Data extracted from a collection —
+--

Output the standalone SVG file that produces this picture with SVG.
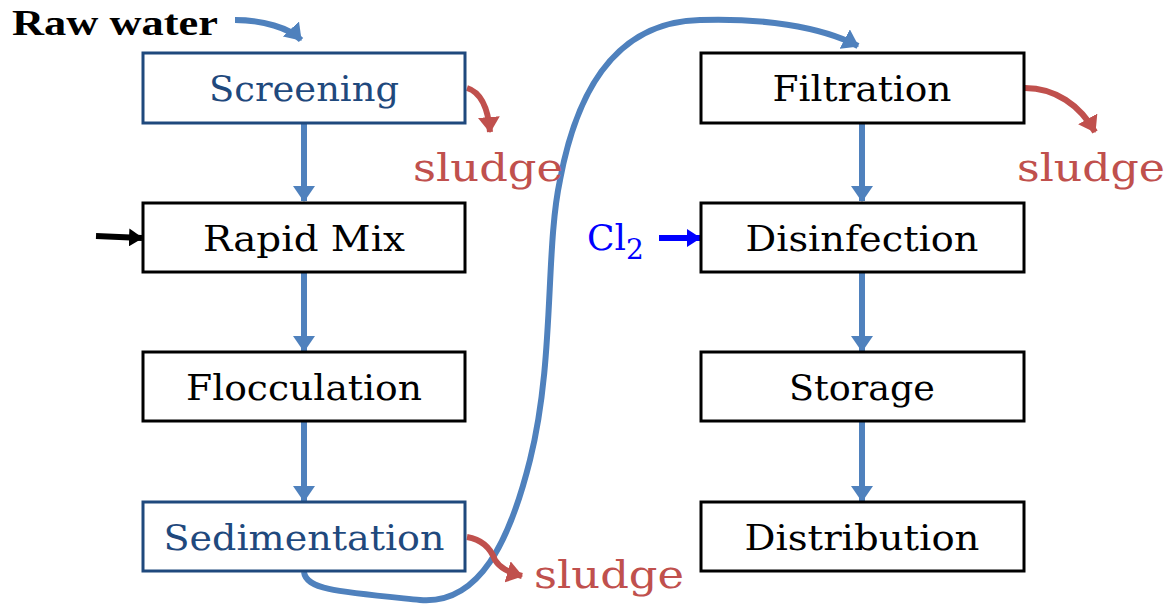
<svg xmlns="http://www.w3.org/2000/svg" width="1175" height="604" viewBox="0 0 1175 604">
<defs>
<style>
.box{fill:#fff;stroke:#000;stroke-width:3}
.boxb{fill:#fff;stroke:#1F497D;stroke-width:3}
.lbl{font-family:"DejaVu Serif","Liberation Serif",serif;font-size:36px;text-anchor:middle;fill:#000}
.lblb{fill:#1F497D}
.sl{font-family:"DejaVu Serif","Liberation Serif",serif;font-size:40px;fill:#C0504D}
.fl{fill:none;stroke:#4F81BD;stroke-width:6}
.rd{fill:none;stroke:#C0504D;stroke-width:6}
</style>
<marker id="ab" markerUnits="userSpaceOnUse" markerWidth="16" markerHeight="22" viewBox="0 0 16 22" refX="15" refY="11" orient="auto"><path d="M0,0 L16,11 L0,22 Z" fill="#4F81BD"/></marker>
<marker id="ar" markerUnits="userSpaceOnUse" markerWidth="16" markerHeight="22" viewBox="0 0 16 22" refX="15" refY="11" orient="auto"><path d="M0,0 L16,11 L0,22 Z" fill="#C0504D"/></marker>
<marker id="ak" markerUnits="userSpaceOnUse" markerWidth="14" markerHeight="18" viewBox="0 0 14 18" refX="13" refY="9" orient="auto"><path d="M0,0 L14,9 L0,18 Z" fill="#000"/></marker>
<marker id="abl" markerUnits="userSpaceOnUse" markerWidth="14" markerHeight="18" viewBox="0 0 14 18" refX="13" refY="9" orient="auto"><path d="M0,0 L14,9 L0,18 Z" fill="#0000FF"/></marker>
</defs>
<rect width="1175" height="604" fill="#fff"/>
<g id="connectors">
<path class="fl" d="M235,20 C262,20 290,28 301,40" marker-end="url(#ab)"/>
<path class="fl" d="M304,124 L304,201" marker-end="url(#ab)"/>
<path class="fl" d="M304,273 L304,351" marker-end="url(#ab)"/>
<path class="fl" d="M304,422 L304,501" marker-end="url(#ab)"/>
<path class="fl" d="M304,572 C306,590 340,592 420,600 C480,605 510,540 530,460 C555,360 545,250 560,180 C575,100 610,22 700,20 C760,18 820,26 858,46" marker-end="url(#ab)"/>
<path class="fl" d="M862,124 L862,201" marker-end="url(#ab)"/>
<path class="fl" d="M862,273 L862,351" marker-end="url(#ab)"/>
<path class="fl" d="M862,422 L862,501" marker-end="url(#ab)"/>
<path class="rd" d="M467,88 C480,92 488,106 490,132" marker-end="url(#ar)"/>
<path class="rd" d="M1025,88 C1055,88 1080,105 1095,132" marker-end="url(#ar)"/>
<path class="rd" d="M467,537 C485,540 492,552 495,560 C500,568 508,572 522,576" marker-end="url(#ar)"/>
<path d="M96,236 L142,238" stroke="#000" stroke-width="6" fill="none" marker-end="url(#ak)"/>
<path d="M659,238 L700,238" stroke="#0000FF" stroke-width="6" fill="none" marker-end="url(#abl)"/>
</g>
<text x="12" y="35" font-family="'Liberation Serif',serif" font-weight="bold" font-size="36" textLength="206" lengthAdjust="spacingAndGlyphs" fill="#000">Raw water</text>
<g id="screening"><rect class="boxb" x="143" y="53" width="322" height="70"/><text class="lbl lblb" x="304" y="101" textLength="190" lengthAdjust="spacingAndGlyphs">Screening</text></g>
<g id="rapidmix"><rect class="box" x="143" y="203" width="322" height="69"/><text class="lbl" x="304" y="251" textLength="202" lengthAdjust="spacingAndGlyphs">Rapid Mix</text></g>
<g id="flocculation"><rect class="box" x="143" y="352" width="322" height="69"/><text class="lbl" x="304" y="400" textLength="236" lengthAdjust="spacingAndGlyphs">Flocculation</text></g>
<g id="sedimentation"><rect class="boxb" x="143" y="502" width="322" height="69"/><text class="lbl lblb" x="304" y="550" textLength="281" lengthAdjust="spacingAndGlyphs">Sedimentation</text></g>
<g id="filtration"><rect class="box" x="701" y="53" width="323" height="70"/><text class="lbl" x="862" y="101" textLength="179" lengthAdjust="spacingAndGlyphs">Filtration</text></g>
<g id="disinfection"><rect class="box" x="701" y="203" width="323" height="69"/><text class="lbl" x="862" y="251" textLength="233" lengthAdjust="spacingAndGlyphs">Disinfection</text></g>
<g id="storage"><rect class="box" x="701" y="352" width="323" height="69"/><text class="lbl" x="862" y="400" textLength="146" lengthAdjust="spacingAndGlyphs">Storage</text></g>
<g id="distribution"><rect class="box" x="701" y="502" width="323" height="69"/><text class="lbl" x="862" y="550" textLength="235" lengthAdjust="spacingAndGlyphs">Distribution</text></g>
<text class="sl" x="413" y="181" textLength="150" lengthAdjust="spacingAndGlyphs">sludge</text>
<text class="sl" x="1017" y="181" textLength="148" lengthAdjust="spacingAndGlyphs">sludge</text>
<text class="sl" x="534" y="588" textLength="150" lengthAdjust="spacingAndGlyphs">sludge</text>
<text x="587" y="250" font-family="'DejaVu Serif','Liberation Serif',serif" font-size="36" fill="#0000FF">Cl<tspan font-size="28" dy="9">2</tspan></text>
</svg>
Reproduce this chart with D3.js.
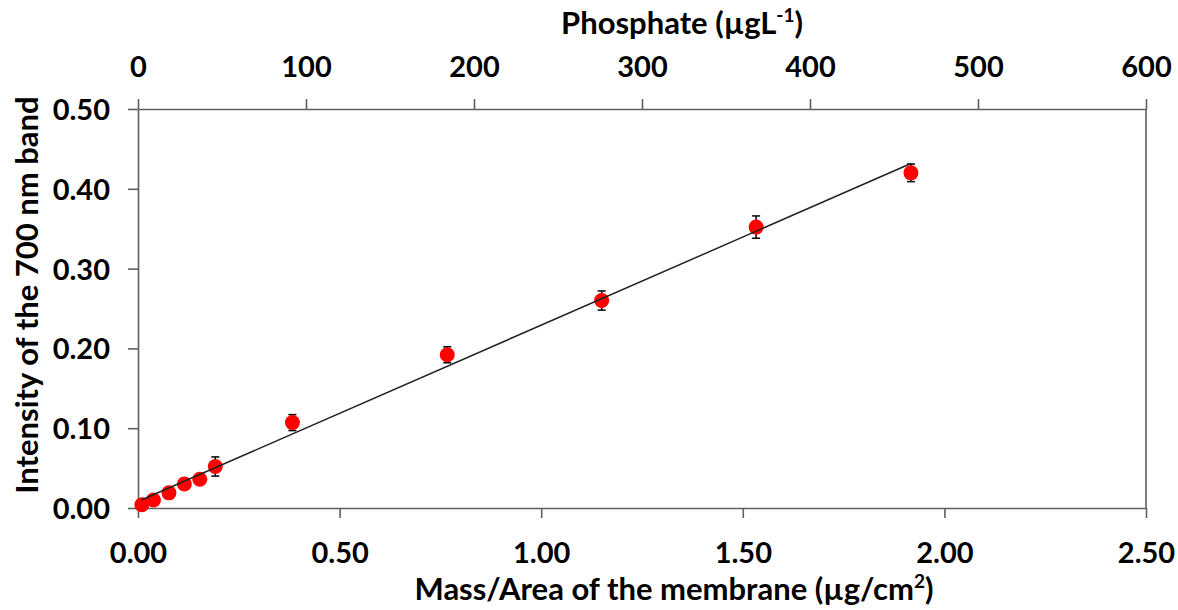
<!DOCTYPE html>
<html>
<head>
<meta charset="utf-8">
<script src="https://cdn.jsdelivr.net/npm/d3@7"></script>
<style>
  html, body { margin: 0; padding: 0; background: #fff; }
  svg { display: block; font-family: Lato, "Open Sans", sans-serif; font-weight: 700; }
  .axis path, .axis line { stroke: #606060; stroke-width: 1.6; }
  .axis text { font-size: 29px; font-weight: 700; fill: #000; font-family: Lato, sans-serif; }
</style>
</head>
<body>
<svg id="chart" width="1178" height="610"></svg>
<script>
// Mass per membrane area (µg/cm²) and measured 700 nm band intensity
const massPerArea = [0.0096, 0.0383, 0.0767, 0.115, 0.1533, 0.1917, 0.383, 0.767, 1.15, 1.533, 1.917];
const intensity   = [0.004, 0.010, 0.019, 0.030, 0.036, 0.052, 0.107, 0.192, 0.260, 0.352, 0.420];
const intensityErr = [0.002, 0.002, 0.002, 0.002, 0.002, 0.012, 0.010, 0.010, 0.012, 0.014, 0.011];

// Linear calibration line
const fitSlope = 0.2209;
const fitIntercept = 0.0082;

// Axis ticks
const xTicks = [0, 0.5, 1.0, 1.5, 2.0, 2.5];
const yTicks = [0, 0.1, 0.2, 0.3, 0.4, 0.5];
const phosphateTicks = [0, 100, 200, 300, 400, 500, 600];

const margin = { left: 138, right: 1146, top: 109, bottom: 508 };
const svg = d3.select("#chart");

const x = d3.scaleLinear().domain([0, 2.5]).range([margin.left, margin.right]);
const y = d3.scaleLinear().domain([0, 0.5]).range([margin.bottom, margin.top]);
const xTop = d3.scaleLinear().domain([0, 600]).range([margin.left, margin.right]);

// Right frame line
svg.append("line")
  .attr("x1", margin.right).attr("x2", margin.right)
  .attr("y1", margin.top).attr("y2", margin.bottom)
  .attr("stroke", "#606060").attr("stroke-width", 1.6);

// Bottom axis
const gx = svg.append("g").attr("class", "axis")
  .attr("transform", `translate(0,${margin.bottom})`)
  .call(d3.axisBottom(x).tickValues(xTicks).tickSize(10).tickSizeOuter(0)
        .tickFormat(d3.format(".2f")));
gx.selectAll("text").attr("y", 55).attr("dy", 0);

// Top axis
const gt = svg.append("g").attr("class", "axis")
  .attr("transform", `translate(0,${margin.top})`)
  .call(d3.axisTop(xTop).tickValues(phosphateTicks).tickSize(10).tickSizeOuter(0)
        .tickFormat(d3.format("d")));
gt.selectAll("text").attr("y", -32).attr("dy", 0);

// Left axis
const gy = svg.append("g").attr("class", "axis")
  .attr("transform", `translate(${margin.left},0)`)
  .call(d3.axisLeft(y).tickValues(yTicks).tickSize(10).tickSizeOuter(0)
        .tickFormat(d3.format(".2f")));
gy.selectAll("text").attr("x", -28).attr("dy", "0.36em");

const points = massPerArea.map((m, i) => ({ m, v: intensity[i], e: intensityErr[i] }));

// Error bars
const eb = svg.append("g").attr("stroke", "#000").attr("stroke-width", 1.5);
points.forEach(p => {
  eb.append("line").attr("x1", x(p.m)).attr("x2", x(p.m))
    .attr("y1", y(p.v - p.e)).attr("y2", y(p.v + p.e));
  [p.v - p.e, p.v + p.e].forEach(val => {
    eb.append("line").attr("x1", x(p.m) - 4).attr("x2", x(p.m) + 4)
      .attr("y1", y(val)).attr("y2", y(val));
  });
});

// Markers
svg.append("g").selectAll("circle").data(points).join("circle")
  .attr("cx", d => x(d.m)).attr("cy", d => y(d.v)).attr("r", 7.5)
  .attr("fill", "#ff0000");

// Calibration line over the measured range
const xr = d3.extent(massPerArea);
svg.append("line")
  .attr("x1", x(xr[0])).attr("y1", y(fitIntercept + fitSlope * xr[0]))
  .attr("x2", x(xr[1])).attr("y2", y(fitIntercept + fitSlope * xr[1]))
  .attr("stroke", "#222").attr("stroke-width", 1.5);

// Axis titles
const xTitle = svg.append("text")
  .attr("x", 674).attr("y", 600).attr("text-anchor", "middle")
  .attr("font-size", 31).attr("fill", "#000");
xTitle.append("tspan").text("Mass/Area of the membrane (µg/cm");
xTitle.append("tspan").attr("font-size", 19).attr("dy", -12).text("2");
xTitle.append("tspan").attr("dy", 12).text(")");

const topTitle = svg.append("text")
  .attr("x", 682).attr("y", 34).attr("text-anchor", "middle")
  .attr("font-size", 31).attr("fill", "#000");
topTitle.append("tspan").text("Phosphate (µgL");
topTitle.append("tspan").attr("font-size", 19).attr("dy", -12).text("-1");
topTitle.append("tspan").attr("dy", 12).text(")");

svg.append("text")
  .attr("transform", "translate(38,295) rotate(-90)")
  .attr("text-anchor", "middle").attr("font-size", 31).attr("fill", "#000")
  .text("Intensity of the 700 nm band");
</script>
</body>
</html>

+--

Aim of the exercise — Gather each line of the listing that holds the string "with".

Expected output —
Output the standalone SVG file that produces this picture with SVG.
Reproduce this chart with D3.js.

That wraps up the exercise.